Today such principled, progressive, anti-imperialist and socialist demands and campaigning need urgently to be organised and built on the ground, in the streets, workplaces and communities. That the interests of the poorest sections of the working class in Scotland barely figure in the White Paper is a measure of the SNP’s reactionary political stance. For example, the SNP government has refused to remove Atos – which has consistently attack ed disabled and ill claimants by arbitrarily withdrawing Employment Support Allowance – from sponsorship of the Commonwealth Games. It has also refused to take a stand on the nationalisation of oil.
The way forward is to defeat the imperialists in both the ‘Yes’ and ‘No’ camps and set the interests of the poorest sections of the Scottish people – the working class – at the centre of campaigning against capitalist austerity, for the democratic right to genuine national sovereignty and for socialism. We stand in the tradition of James Connolly and John Maclean in opposing British imperialism and using all its difficulties to advance the interests of the working people of Scotland, England, Wales and Ireland.

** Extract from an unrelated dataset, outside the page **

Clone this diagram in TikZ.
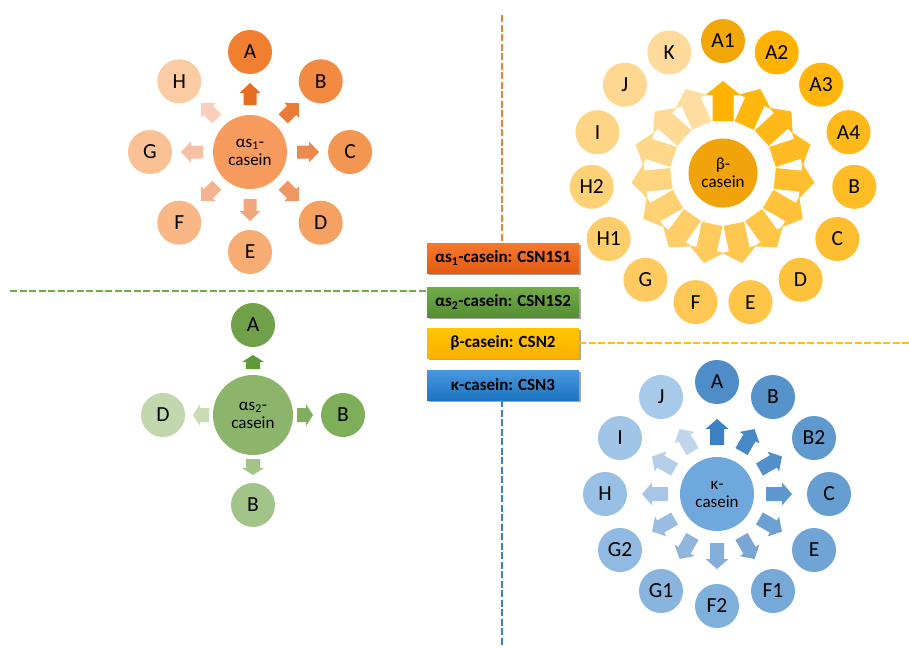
\documentclass[tikz,border=0pt]{standalone}
\usepackage{fontspec}
\setmainfont{Carlito}
\usetikzlibrary{shadows,calc}
% alpha s1 (orange)
\definecolor{oC}{RGB}{247,155,94}
\definecolor{oD}{RGB}{240,128,48}
\definecolor{oL}{RGB}{251,204,164}
\definecolor{oaD}{RGB}{229,110,33}
\definecolor{oaL}{RGB}{251,206,188}
% beta (amber)
\definecolor{bC}{RGB}{240,163,10}
\definecolor{bD}{RGB}{241,166,10}
\definecolor{bM}{RGB}{255,178,0}
\definecolor{bL}{RGB}{255,218,155}
\definecolor{baD}{RGB}{255,178,0}
\definecolor{baL}{RGB}{255,221,160}
% alpha s2 (green)
\definecolor{gC}{RGB}{141,180,107}
\definecolor{g1}{RGB}{112,160,72}
\definecolor{g2}{RGB}{125,175,90}
\definecolor{g3}{RGB}{163,196,136}
\definecolor{g4}{RGB}{193,215,174}
\definecolor{ga1}{RGB}{94,154,53}
\definecolor{ga2}{RGB}{127,175,92}
\definecolor{ga3}{RGB}{163,196,135}
\definecolor{ga4}{RGB}{200,220,182}
% kappa (blue)
\definecolor{kC}{RGB}{111,168,220}
\definecolor{kD}{RGB}{78,141,200}
\definecolor{kL}{RGB}{168,202,234}
\definecolor{kaD}{RGB}{58,128,195}
\definecolor{kaL}{RGB}{192,212,236}
% lines
\definecolor{lO}{RGB}{242,130,50}
\definecolor{lG}{RGB}{112,173,71}
\definecolor{lY}{RGB}{255,192,0}
\definecolor{lB}{RGB}{50,130,205}
\newcommand\barrow[9]{\fill[#9,shift={(#1,#2)},rotate=#3] ({#4},{-#6/2}) -- ({#5-#8},{-#6/2}) -- ({#5-#8},{-#7/2}) -- ({#5},0) -- ({#5-#8},{#7/2}) -- ({#5-#8},{#6/2}) -- ({#4},{#6/2}) -- cycle;}
\begin{document}
\begin{tikzpicture}[x=1pt,y=-1pt,
  sat/.style={circle,minimum size=44pt,inner sep=0pt,font=\fontsize{21.5}{21.5}\selectfont},
  hub/.style={circle,inner sep=0pt,align=center,font=\fontsize{17}{18}\selectfont},
  legend/.style={rectangle,minimum width=152pt,minimum height=30pt,inner sep=0pt,
    font=\fontsize{17}{17}\selectfont\bfseries,
    drop shadow={shadow xshift=1.5pt,shadow yshift=-1.5pt,opacity=0.35,fill=black}},
  sep/.style={line width=2.5pt,dash pattern=on 7pt off 2.5pt}]
\useasboundingbox (0,0) rectangle (909,648);
\fill[white] (0,0) rectangle (909,648);

% ---------- legend ----------
\node[legend,top color={rgb,255:red,245;green,120;blue,45},bottom color={rgb,255:red,226;green,92;blue,18}] (L1) at (503,258) {αs\textsubscript{1}-casein: CSN1S1};
\node[legend,top color={rgb,255:red,114;green,172;blue,74},bottom color={rgb,255:red,84;green,142;blue,50}] (L2) at (503,302) {αs\textsubscript{2}-casein: CSN1S2};
\node[legend,top color={rgb,255:red,255;green,198;blue,0},bottom color={rgb,255:red,250;green,176;blue,0}] (L3) at (503,343) {β-casein: CSN2};
\node[legend,top color={rgb,255:red,72;green,152;blue,222},bottom color={rgb,255:red,30;green,116;blue,192}] (L4) at (503,385) {κ-casein: CSN3};

% ---------- dashed separators ----------
\coordinate (oTop) at (502,15);
\coordinate (gLeft) at (10,291);
\coordinate (yRight) at (909,343);
\coordinate (bBot) at (502,646);
\draw[sep,lO] (oTop) -- (oTop |- L1.north);
\draw[sep,lG] (gLeft) -- (gLeft -| L2.west);
\draw[sep,lY] (L3.east) -- (yRight);
\draw[sep,lB] (bBot |- L4.south) -- (bBot);

% ---------- alpha s1 ----------
\node[hub,fill=oC,minimum size=74pt] (c1) at (250,152) {αs\textsubscript{1}-\\casein};
\foreach \l [count=\i from 0] in {A,B,C,D,E,F,G,H} {
  \pgfmathsetmacro\a{90-45*\i}
  \pgfmathtruncatemacro\p{100-100*\i/7}
  \colorlet{tmp}{oD!\p!oL}
  \colorlet{tmpa}{oaD!\p!oaL}
  \node[sat,fill=tmp] (s1\l) at ({250+100*cos(\a)},{152-100*sin(\a)}) {\l};
  \barrow{250}{152}{\a}{47}{69}{13}{21}{10}{tmpa}
}

% ---------- beta ----------
\node[hub,fill=bC,minimum size=69pt] (c3) at (723,173) {β-\\casein};
\foreach \l [count=\i from 0] in {A1,A2,A3,A4,B,C,D,E,F,G,H1,H2,I,J,K} {
  \pgfmathsetmacro\a{90-24*\i}
  \pgfmathtruncatemacro\p{100-100*(\i-1)/13}
  \ifnum\i=0 \colorlet{tmp}{bD}\else \colorlet{tmp}{bM!\p!bL}\fi
  \pgfmathtruncatemacro\q{100-100*\i/14}
  \colorlet{tmpa}{baD!\q!baL}
  \node[sat,fill=tmp] (s3\i) at ({723+132*cos(\a)},{173-132*sin(\a)}) {\l};
  \barrow{723}{173}{\a}{52}{92}{21}{35}{14}{tmpa}
}

% ---------- alpha s2 ----------
\node[hub,fill=gC,minimum size=80pt] (c2) at (253,415) {αs\textsubscript{2}-\\casein};
\node[sat,fill=g1] (s2a) at (253,325) {A};
\node[sat,fill=g2] (s2b) at (343,415) {B};
\node[sat,fill=g3] (s2c) at (253,505) {B};
\node[sat,fill=g4] (s2d) at (163,415) {D};
\barrow{253}{415}{90}{46}{60}{14}{22}{7}{ga1}
\barrow{253}{415}{0}{44}{60}{14}{22}{7}{ga2}
\barrow{253}{415}{-90}{44}{60}{14}{22}{7}{ga3}
\barrow{253}{415}{180}{44}{60}{14}{22}{7}{ga4}

% ---------- kappa ----------
\node[hub,fill=kC,minimum size=74pt] (c4) at (717,494) {κ-\\casein};
\foreach \l [count=\i from 0] in {A,B,B2,C,E,F1,F2,G1,G2,H,I,J} {
  \pgfmathsetmacro\a{90-30*\i}
  \pgfmathtruncatemacro\p{100-100*\i/11}
  \colorlet{tmp}{kD!\p!kL}
  \colorlet{tmpa}{kaD!\p!kaL}
  \node[sat,fill=tmp] (s4\i) at ({717+112*cos(\a)},{494-112*sin(\a)}) {\l};
  \barrow{717}{494}{\a}{49}{75}{14}{23}{10}{tmpa}
}
\end{tikzpicture}
\end{document}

Today we say that the working class and people of Scotland should use this opportunity to vote ‘Yes’ for an independent socialist Scotland and in doing so repudiate and challenge the foul imperialist alliance which is the United Kingdom.
1. Shan Van Vocht (socialist newspaper) January 1897. Reprinted in P Berresford Ellis (ed), James Connolly – Selected Writings, p124.
2. Nan Milton, John Maclean, Pluto Press 1973, p168.